Monday, February 16, 2009

Weekend and Theatre National Workshop


I'm learning to accept doing less. But it's not coming easily. I spent much of the weekend doing nothing: wandering around the neighborhood where SIT is with a friend, being dragged to Abby's Mom's house and being left there with the girls and nothing to do for the entire day... (I feigned sickness and booked it out of there to Caitlin's house, where we talked about homestay experiences and what we want to do with the rest of our semester...) It's odd for me to feel like I literally did nothing for two days. Other people are getting taken cool places by their homestay siblings or parents, but my house isn't really like that. I am however getting a crash course in parenting, though I am still nowhere near comfortable assisting with the toilet training of my two-year-old sister Djara. (See picture at right, taken in the courtyard of house. The same courtyard that I locked myself in last weekend, yes. I've also uploaded a video of Soukeyna (age 5) and Djara. See below.)

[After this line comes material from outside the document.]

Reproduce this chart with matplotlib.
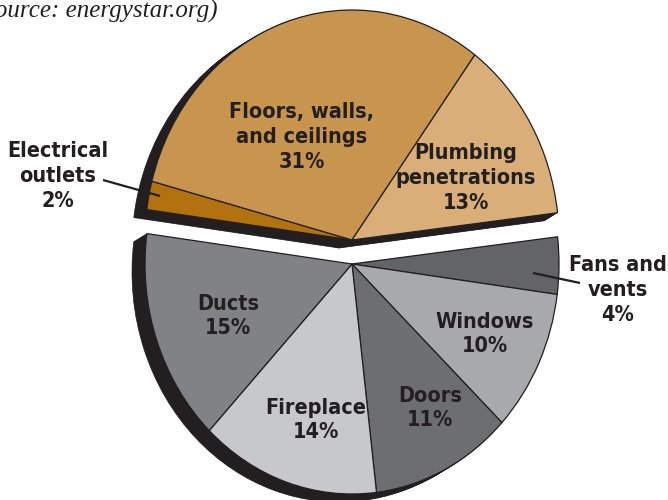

Today has been a roller-coaster. I felt pretty sick earlier and haven't eaten a lot, which came back to bite me during our first dance workshop at the Theatre National. The woman who is teaching us (Touty) is definitely not as good a teacher as Maguette back at Barnard... I felt ridiculous. But I'm excited to improve! I did however kick major butt at "djembe," which is the main drum used in almost all traditional Senegalese music. I had a blast learning the rhythms and turning my hands bright red by the end of the hour. I was also feeling much better by the djembe session, which made it that much more enjoyable.

There's so much more to write about, but truth be told it's hard to know where to begin. I'll be spending the rest of the evening interviewing Senegalese pedestrians for my urban art presentation due Wednesday. I'm on team "Transportaion as Art," and I'm focussing on highway mosaics. It is truly shocking how much money the Senegalese government spends on arts and cultural projects here. There was a dry spell between 1980 and 2000 when Senegal was under tight Structural Adjustment Plans (yay economics major relevency!) but the current President (Abdoulaye Wade) has re-expanded the budget for artists and national culture projects. It's hard to imagine, coming from a country where the budget for the National Endowment for the Arts is always on the chopping block! Then I'll go back to my house and attempt not to eat -- I don't want to jinx my now better stomach, but everyone in the house is always telling me to mange plus! It's ridiculous.

What else can I reflect on... I'm starting to enter the downward part of the "U Curve" theory says cultural newbies experience. After the initial thrill and shock has worn off, frustrations start to emerge. I'm still very much struggling with how to be an adult in a house where I don't know how to do anything for myself. I'm finding myself in a very awkward part-tourist, part-resident situation where I feel bad doing nothing but find going downtown overwhelming and exhausting. And while I have great friends here already, it's odd to be at square one with people as we go through highly emotional situations. Anyway, this is an awkward musing.

For those of you following along regularly, you'll remember that I was going clubbing on Friday. I did indeed, a
nd it was marvelous. Not that I look good dancing AT ALL, and the club that we went to had mirrors along the longest wall which was incredibly awkward and embarassing, but it was fun to hear French pop, Senegalese hip hop, and lots and lots of Akon (as he is Senegalese!) I'm giving up on the video uplad I was attempting, but will try again soon. Am posting some other pictures to tide you over in the mean time. (Soukeyna, my five year old sister... A random picture from a cafe on Ile de Goree, only posted because it has me in it... A boat and some locals...) Miss you all and love you lots!